Caitlin called up the Alley Oop’s schematics on the screen and began running tests of her own. She had always had an interest in gear from the time she was a kid, fixing cars in the driveway with her dad. Even as an adult, tinkering with something took her mind off worry and distress. She looked intently at the display, swiping through screens of system checks until she zeroed in on a
potential problem.
“I’ve got something,” she said. “Looks like the computer’s reporting a failure in the guillotine system.”
“And that’s bad?”
Caitlin nodded. The explosive guillotine was a particularly key piece of tech, which, when fired, would sever the umbilical cables connecting the Alley Oop’s ascent and descent stages. If the charges didn’t ignite and propel the blade down with enough force to cut the umbilical, they’d be stuck on the asteroid for a long time.
Before Caitlin and Vee could consider their circumstances further, the comm lit up with an incoming message. Sara was back on the mic.
“Looks like your girl’s finally picked up,” said Vee.
Caitlin switched on the comm. “It’s about time,” she said. “Where were you? On a hot date?”
“Oh, nothing special,” said Sara. “People here are telling me you’ve got a plan.”
“That’s right.” Caitlin broke down what she had come up with. Sara took it all in.
“I like that you’re thinking proactively up there,” she said, “but I’m going to be blunt.
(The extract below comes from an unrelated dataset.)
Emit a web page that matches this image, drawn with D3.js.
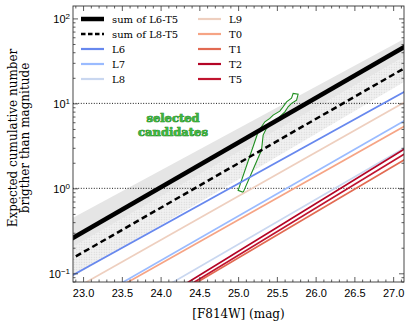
<!DOCTYPE html>
<html>
<head>
<meta charset="utf-8">
<script src="https://cdn.jsdelivr.net/npm/d3@7"></script>
<style>
  body { margin: 0; background: #fff; }
  svg { display: block; font-family: "DejaVu Serif", serif; }
  .tick text { font-size: 11px; fill: #000; }
  .axis path.domain { display: none; }
  .axis line { stroke: #333; stroke-width: 0.8; }
</style>
</head>
<body>
<svg id="chart" width="415" height="327"></svg>
<script>
// magnitudes at which each (straight, log-space) curve is read
const mags = [22.8, 27.2];

// cumulative numbers
const sumAll = [0.240, 49.5];   // sum of L6-T5
const sumL8 = [0.139, 27.7];    // sum of L8-T5
const nL6 = [0.088, 14.6];
const nL7 = [0.0332, 6.65];
const nL8 = [0.0150, 3.18];
const nL9 = [0.0591, 11.0];
const nT0 = [0.0313, 5.75];
const nT1 = [0.00986, 2.32];
const nT2 = [0.0105, 3.11];
const nT5 = [0.0097, 2.72];

// grey spread of the summed curves
const spreadHi = [0.415, 61.2];
const spreadLo = [0.173, 37.8];
const spreadL8Hi = [0.19, 37.8];
const spreadL8Lo = [0.0836, 19.2];

// outline of the selected candidates region
const candMag = [25.00, 25.237, 25.258, 25.345, 25.409, 25.452, 25.538, 25.581, 25.625, 25.689, 25.710,
                 25.774, 25.754, 25.689, 25.645, 25.603, 25.538, 25.495, 25.431, 25.366, 25.323, 25.302, 25.065];
const candN = [0.947, 4.05, 4.63, 6.07, 6.66, 7.28, 8.11, 9.12, 10.4, 11.5, 13.1,
               12.8, 10.9, 10.0, 9.12, 7.96, 6.96, 6.36, 5.82, 5.08, 4.24, 2.82, 0.897];

const xTicks = [23.0, 23.5, 24.0, 24.5, 25.0, 25.5, 26.0, 26.5, 27.0];
const yTicks = [0.1, 1, 10, 100];
const yTickExp = ['\u22121', '0', '1', '2'];
const refLines = [1, 10];

const types = ['L6', 'L7', 'L8', 'L9', 'T0', 'T1', 'T2', 'T5'];
const typeVals = [nL6, nL7, nL8, nL9, nT0, nT1, nT2, nT5];
const typeColors = ['#6788ee', '#9abbff', '#c9d7f0', '#eecfbf', '#f6a485', '#e26a52', '#b40426', '#c0142f'];

const margin = {top: 6, right: 11, bottom: 45, left: 73};
const width = 415 - margin.left - margin.right;
const height = 327 - margin.top - margin.bottom;

const svg = d3.select('#chart');
const defs = svg.append('defs');
defs.append('clipPath').attr('id', 'clip')
    .append('rect').attr('width', width).attr('height', height);
const pat = defs.append('pattern').attr('id', 'dots')
    .attr('width', 2.5).attr('height', 2.5).attr('patternUnits', 'userSpaceOnUse');
pat.append('rect').attr('width', 2.5).attr('height', 2.5).attr('fill', '#f1f1f1');
pat.append('circle').attr('cx', 1.25).attr('cy', 1.25).attr('r', 0.6).attr('fill', '#d2d2d2');

const chart = svg.append('g').attr('transform', 'translate(' + margin.left + ',' + margin.top + ')');

const x = d3.scaleLinear().domain([22.87, 27.14]).range([0, width]);
const y = d3.scaleLog().domain([0.079, 140]).range([height, 0]);

const plot = chart.append('g').attr('clip-path', 'url(#clip)');

const pts = vals => mags.map((m, i) => ({x: m, y: vals[i]}));
const line = d3.line().x(d => x(d.x)).y(d => y(d.y));
const band = (hi, lo) => d3.area().x(d => x(d.x)).y0(d => y(d.lo)).y1(d => y(d.hi))
    (mags.map((m, i) => ({x: m, hi: hi[i], lo: lo[i]})));

// spread bands
plot.append('path').attr('d', band(spreadHi, spreadLo)).attr('fill', '#e5e5e5');
plot.append('path').attr('d', band(spreadL8Hi, spreadL8Lo)).attr('fill', 'url(#dots)');

// reference lines
plot.selectAll('.ref').data(refLines).enter().append('line')
    .attr('x1', 0).attr('x2', width)
    .attr('y1', d => y(d)).attr('y2', d => y(d))
    .attr('stroke', '#000').attr('stroke-width', 0.9).attr('stroke-dasharray', '1,1.6');

// candidates region
const candPts = candMag.map((m, i) => [x(m), y(candN[i])]);
plot.append('path')
    .attr('d', d3.line()(candPts) + 'Z')
    .attr('fill', '#fff').attr('fill-opacity', 0.75)
    .attr('stroke', '#1f8f1f').attr('stroke-width', 1.1);

// individual spectral types
plot.selectAll('.type').data(types).enter().append('path')
    .attr('d', (d, i) => line(pts(typeVals[i])))
    .attr('fill', 'none')
    .attr('stroke', (d, i) => typeColors[i])
    .attr('stroke-width', 1.7);

// sums
plot.append('path').attr('d', line(pts(sumAll)))
    .attr('fill', 'none').attr('stroke', '#000').attr('stroke-width', 4.5);
plot.append('path').attr('d', line(pts(sumL8)))
    .attr('fill', 'none').attr('stroke', '#000').attr('stroke-width', 2.5)
    .attr('stroke-dasharray', '6,3.5');

// candidate label
const lab = chart.append('text')
    .attr('x', x(24.16)).attr('text-anchor', 'middle')
    .attr('font-size', 11.5).attr('font-weight', 'bold')
    .attr('fill', '#3cb43c').attr('stroke', '#1a7a1a').attr('stroke-width', 0.7)
    .attr('paint-order', 'stroke');
lab.append('tspan').attr('x', x(24.16)).attr('y', y(6.0)).text('selected');
lab.append('tspan').attr('x', x(24.16)).attr('y', y(4.1)).text('candidates');

// axes
const minorX = d3.range(22.9, 27.15, 0.1).filter(v => Math.abs(v * 2 - Math.round(v * 2)) > 0.01);
const minorY = [];
[0.01, 0.1, 1, 10, 100].forEach(dec => { for (let k = 2; k <= 9; k++) minorY.push(dec * k); });
const minorYIn = minorY.filter(v => v >= 0.079 && v <= 140);

chart.append('g').attr('class', 'axis').attr('transform', 'translate(0,' + height + ')')
    .call(d3.axisBottom(x).tickValues(xTicks).tickSize(-5).tickPadding(7).tickFormat(d3.format('.1f')));
chart.append('g').attr('class', 'axis').attr('transform', 'translate(0,' + height + ')')
    .call(d3.axisBottom(x).tickValues(minorX).tickSize(-2.5).tickFormat(''));
chart.append('g').attr('class', 'axis')
    .call(d3.axisTop(x).tickValues(xTicks).tickSize(-5).tickFormat(''));
chart.append('g').attr('class', 'axis')
    .call(d3.axisTop(x).tickValues(minorX).tickSize(-2.5).tickFormat(''));

const yAxis = chart.append('g').attr('class', 'axis')
    .call(d3.axisLeft(y).tickValues(yTicks).tickSize(-5).tickFormat(''));
chart.append('g').attr('class', 'axis')
    .call(d3.axisLeft(y).tickValues(minorYIn).tickSize(-2.5).tickFormat(''));
chart.append('g').attr('class', 'axis').attr('transform', 'translate(' + width + ',0)')
    .call(d3.axisRight(y).tickValues(yTicks).tickSize(-5).tickFormat(''));
chart.append('g').attr('class', 'axis').attr('transform', 'translate(' + width + ',0)')
    .call(d3.axisRight(y).tickValues(minorYIn).tickSize(-2.5).tickFormat(''));

yAxis.selectAll('.tick').each(function(d, i) {
    const t = d3.select(this).append('text')
        .attr('x', -3).attr('dy', '0.35em').attr('text-anchor', 'end')
        .attr('font-size', 11).attr('fill', '#000');
    t.append('tspan').text('10');
    t.append('tspan').attr('dy', '-0.45em').attr('font-size', 8).text(yTickExp[i]);
});

chart.append('rect').attr('width', width).attr('height', height)
    .attr('fill', 'none').attr('stroke', '#333').attr('stroke-width', 0.9);

// titles
chart.append('text').attr('x', width / 2).attr('y', height + 36)
    .attr('text-anchor', 'middle').attr('font-size', 12).text('[F814W] (mag)');
const yt = chart.append('text').attr('transform', 'translate(-56,' + (height / 2 - 6) + ') rotate(-90)')
    .attr('text-anchor', 'middle').attr('font-size', 12);
yt.append('tspan').attr('x', 0).attr('y', 0).text('Expected cumulative number');
yt.append('tspan').attr('x', 0).attr('y', 12).text('brigther than magnitude');

// legend
const legendNames = ['sum of L6-T5', 'sum of L8-T5'].concat(types);
const legendStyles = [{c: '#000', w: 4.5, dash: null}, {c: '#000', w: 2.5, dash: '4.5,2.5'}]
    .concat(typeColors.map(c => ({c: c, w: 2.2, dash: null})));
const leg = chart.append('g').attr('transform', 'translate(8,13)');
legendNames.forEach((name, i) => {
    const col = i < 5 ? 0 : 1;
    const row = i % 5;
    const g = leg.append('g').attr('transform', 'translate(' + (col * 117) + ',' + (row * 15) + ')');
    g.append('line').attr('x1', 0).attr('x2', 23).attr('y1', 0).attr('y2', 0)
        .attr('stroke', legendStyles[i].c).attr('stroke-width', legendStyles[i].w)
        .attr('stroke-dasharray', legendStyles[i].dash);
    g.append('text').attr('x', 31).attr('dy', '0.35em').attr('font-size', 10).text(name);
});
</script>
</body>
</html>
I don’t think it’s going to work.”
“I appreciate the direct approach,” said Caitlin. “Care to tell me why?”
“The amount of Mylar you’ve got on that lander compared to the size of the asteroid just isn’t enough to make a difference,” Sara said. “It would be like putting a handkerchief on an elephant.”
“We’ve got a science teacher here who kind of told us the same thing,” said Caitlin. “But we’ve got to try something.”
“I understand,” said Sara, and then she told Caitlin to hold on. After a moment, another voice came on the line.
“Hi, Capt—Mrs. . . .”
“Caitlin’s fine,” she said. “Who’s this?”
“Dr. Alex Sutter, Federal Emergency Management Agency. Dr. Ken—Sara’s just told me about your plan, and I have to agree with her assessment. It’s risk versus reward. And, from where I’m sitting, it doesn’t balance out.”